Directive> Copy the data that follows exactly. Include no pictures.
(begin)
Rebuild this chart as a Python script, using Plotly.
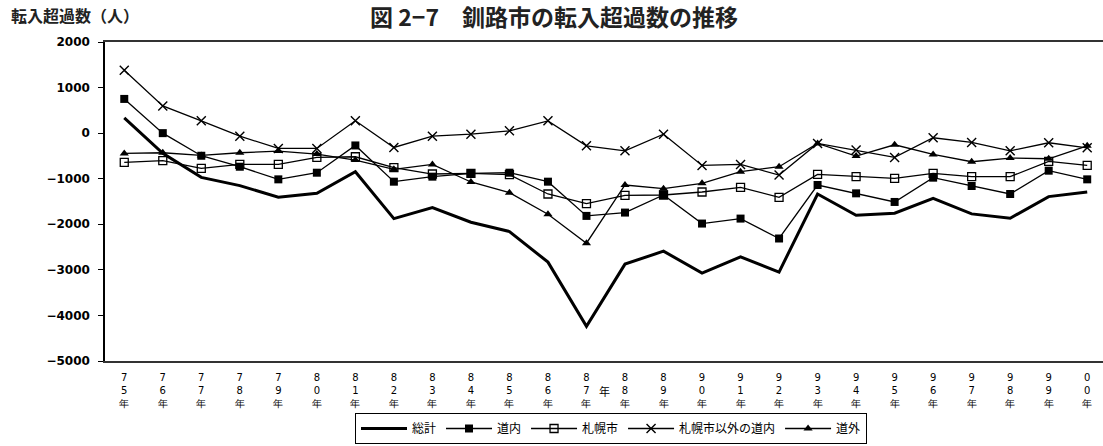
import plotly.graph_objects as go

years = ["75", "76", "77", "78", "79", "80", "81", "82", "83", "84", "85", "86", "87",
         "88", "89", "90", "91", "92", "93", "94", "95", "96", "97", "98", "99", "00"]
total = [335, -444, -970, -1152, -1407, -1320, -846, -1875, -1634, -1955, -2159, -2830, -4238,
         -2874, -2590, -3071, -2713, -3049, -1335, -1802, -1758, -1430, -1772, -1867, -1393, -1291]
dounai = [751, 0, -496, -737, -1014, -868, -270, -1065, -955, -882, -868, -1065, -1816,
          -1743, -1357, -1984, -1875, -2312, -1138, -1321, -1510, -977, -1160, -1335, -824, -1014]
sapporo = [-642, -605, -773, -686, -686, -532, -518, -758, -897, -882, -912, -1335, -1547,
           -1364, -1357, -1291, -1189, -1408, -905, -955, -992, -882, -955, -955, -620, -708]
other_dounai = [1378, 598, 270, -66, -336, -336, 270, -314, -66, -22, 51, 270, -277,
                -387, -22, -708, -686, -919, -226, -372, -533, -102, -204, -387, -211, -321]
dougai = [-444, -430, -489, -430, -394, -459, -591, -795, -686, -1072, -1306, -1780, -2415,
          -1138, -1218, -1101, -846, -737, -226, -503, -255, -467, -627, -547, -562, -277]

tick_text = [f"{y[0]}<br>{y[1]}<br>年" for y in years]
boundaries = [i + 0.5 for i in range(len(years) - 1)]

JP = "Noto Sans CJK JP"
NUM = "DejaVu Sans"

fig = go.Figure()
fig.add_trace(go.Scatter(x=years, y=total, name="総計", mode="lines",
                         line=dict(color="black", width=3)))
fig.add_trace(go.Scatter(x=years, y=dounai, name="道内", mode="lines+markers",
                         line=dict(color="black", width=1.3),
                         marker=dict(symbol="square", size=8, color="black")))
fig.add_trace(go.Scatter(x=years, y=sapporo, name="札幌市", mode="lines+markers",
                         line=dict(color="black", width=1.3),
                         marker=dict(symbol="square-open", size=8, color="black",
                                     line=dict(width=1.3))))
fig.add_trace(go.Scatter(x=years, y=other_dounai, name="札幌市以外の道内", mode="lines+markers",
                         line=dict(color="black", width=1.3),
                         marker=dict(symbol="x-thin-open", size=9, color="black",
                                     line=dict(width=1.4, color="black"))))
fig.add_trace(go.Scatter(x=years, y=dougai, name="道外", mode="lines+markers",
                         line=dict(color="black", width=1.3),
                         marker=dict(symbol="triangle-up", size=8, color="black")))

R = [-0.5, 25.41]
fig.update_layout(
    width=1103, height=446,
    margin=dict(l=105, r=0, t=42, b=85),
    paper_bgcolor="white", plot_bgcolor="white",
    showlegend=True,
    title=dict(text="<b>図 2−7　釧路市の転入超過数の推移</b>",
               x=554 / 1103, xanchor="center", xref="container",
               y=1 - 18 / 446, yanchor="middle", yref="container",
               font=dict(family=JP, size=23, color="#222")),
    legend=dict(orientation="h", xref="container", yref="container",
                x=611 / 1103, xanchor="center", y=1 - 444 / 446, yanchor="bottom",
                bordercolor="black", borderwidth=1, bgcolor="white",
                font=dict(family=JP, size=12, color="black"),
                itemwidth=46, tracegroupgap=0),
    xaxis=dict(type="category", range=R, tickmode="array", tickvals=years,
               ticktext=tick_text, ticks="", showgrid=False, zeroline=False,
               showline=True, mirror=True, linecolor="#333", linewidth=1.5,
               tickfont=dict(family=NUM, size=10, color="black"),
               ticklabelstandoff=6),
    xaxis2=dict(overlaying="x", anchor="free", position=5 / 7, range=R,
                tickmode="array", tickvals=boundaries, showticklabels=False,
                ticks="inside", ticklen=4, tickcolor="black", showgrid=False,
                zeroline=False, showline=True, linecolor="black", linewidth=1.2),
    yaxis=dict(range=[-5000, 2000], dtick=1000, tick0=0, ticks="outside", ticklen=5,
               tickcolor="black", showgrid=False, zeroline=False, showline=True,
               linecolor="black", linewidth=1.5,
               tickfont=dict(family=NUM, size=12, color="black", weight="bold"),
               ticklabelstandoff=6),
    annotations=[
        dict(text="<b>転入超過数（人）</b>", xref="paper", yref="paper", x=-96 / 998, y=1,
             xanchor="left", yanchor="bottom", yshift=13, showarrow=False,
             font=dict(family=JP, size=16, color="#222")),
        dict(text="年", xref="paper", yref="paper", x=0.5, y=0, xanchor="center",
             yanchor="middle", yshift=-30, showarrow=False,
             font=dict(family=JP, size=11, color="black")),
    ],
)

fig.write_html("out.html", config={"displayModeBar": False},
               post_script="document.body.style.margin='0';")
(end)
Exercise output>
Rebuild this chart as a Python script, using Plotly.
import plotly.graph_objects as go

years = ["75", "76", "77", "78", "79", "80", "81", "82", "83", "84", "85", "86", "87",
         "88", "89", "90", "91", "92", "93", "94", "95", "96", "97", "98", "99", "00"]
total = [335, -444, -970, -1152, -1407, -1320, -846, -1875, -1634, -1955, -2159, -2830, -4238,
         -2874, -2590, -3071, -2713, -3049, -1335, -1802, -1758, -1430, -1772, -1867, -1393, -1291]
dounai = [751, 0, -496, -737, -1014, -868, -270, -1065, -955, -882, -868, -1065, -1816,
          -1743, -1357, -1984, -1875, -2312, -1138, -1321, -1510, -977, -1160, -1335, -824, -1014]
sapporo = [-642, -605, -773, -686, -686, -532, -518, -758, -897, -882, -912, -1335, -1547,
           -1364, -1357, -1291, -1189, -1408, -905, -955, -992, -882, -955, -955, -620, -708]
other_dounai = [1378, 598, 270, -66, -336, -336, 270, -314, -66, -22, 51, 270, -277,
                -387, -22, -708, -686, -919, -226, -372, -533, -102, -204, -387, -211, -321]
dougai = [-444, -430, -489, -430, -394, -459, -591, -795, -686, -1072, -1306, -1780, -2415,
          -1138, -1218, -1101, -846, -737, -226, -503, -255, -467, -627, -547, -562, -277]

tick_text = [f"{y[0]}<br>{y[1]}<br>年" for y in years]
boundaries = [i + 0.5 for i in range(len(years) - 1)]

JP = "Noto Sans CJK JP"
NUM = "DejaVu Sans"

fig = go.Figure()
fig.add_trace(go.Scatter(x=years, y=total, name="総計", mode="lines",
                         line=dict(color="black", width=3)))
fig.add_trace(go.Scatter(x=years, y=dounai, name="道内", mode="lines+markers",
                         line=dict(color="black", width=1.3),
                         marker=dict(symbol="square", size=8, color="black")))
fig.add_trace(go.Scatter(x=years, y=sapporo, name="札幌市", mode="lines+markers",
                         line=dict(color="black", width=1.3),
                         marker=dict(symbol="square-open", size=8, color="black",
                                     line=dict(width=1.3))))
fig.add_trace(go.Scatter(x=years, y=other_dounai, name="札幌市以外の道内", mode="lines+markers",
                         line=dict(color="black", width=1.3),
                         marker=dict(symbol="x-thin-open", size=9, color="black",
                                     line=dict(width=1.4, color="black"))))
fig.add_trace(go.Scatter(x=years, y=dougai, name="道外", mode="lines+markers",
                         line=dict(color="black", width=1.3),
                         marker=dict(symbol="triangle-up", size=8, color="black")))

R = [-0.5, 25.41]
fig.update_layout(
    width=1103, height=446,
    margin=dict(l=105, r=0, t=42, b=85),
    paper_bgcolor="white", plot_bgcolor="white",
    showlegend=True,
    title=dict(text="<b>図 2−7　釧路市の転入超過数の推移</b>",
               x=554 / 1103, xanchor="center", xref="container",
               y=1 - 18 / 446, yanchor="middle", yref="container",
               font=dict(family=JP, size=23, color="#222")),
    legend=dict(orientation="h", xref="container", yref="container",
                x=611 / 1103, xanchor="center", y=1 - 444 / 446, yanchor="bottom",
                bordercolor="black", borderwidth=1, bgcolor="white",
                font=dict(family=JP, size=12, color="black"),
                itemwidth=46, tracegroupgap=0),
    xaxis=dict(type="category", range=R, tickmode="array", tickvals=years,
               ticktext=tick_text, ticks="", showgrid=False, zeroline=False,
               showline=True, mirror=True, linecolor="#333", linewidth=1.5,
               tickfont=dict(family=NUM, size=10, color="black"),
               ticklabelstandoff=6),
    xaxis2=dict(overlaying="x", anchor="free", position=5 / 7, range=R,
                tickmode="array", tickvals=boundaries, showticklabels=False,
                ticks="inside", ticklen=4, tickcolor="black", showgrid=False,
                zeroline=False, showline=True, linecolor="black", linewidth=1.2),
    yaxis=dict(range=[-5000, 2000], dtick=1000, tick0=0, ticks="outside", ticklen=5,
               tickcolor="black", showgrid=False, zeroline=False, showline=True,
               linecolor="black", linewidth=1.5,
               tickfont=dict(family=NUM, size=12, color="black", weight="bold"),
               ticklabelstandoff=6),
    annotations=[
        dict(text="<b>転入超過数（人）</b>", xref="paper", yref="paper", x=-96 / 998, y=1,
             xanchor="left", yanchor="bottom", yshift=13, showarrow=False,
             font=dict(family=JP, size=16, color="#222")),
        dict(text="年", xref="paper", yref="paper", x=0.5, y=0, xanchor="center",
             yanchor="middle", yshift=-30, showarrow=False,
             font=dict(family=JP, size=11, color="black")),
    ],
)

fig.write_html("out.html", config={"displayModeBar": False},
               post_script="document.body.style.margin='0';")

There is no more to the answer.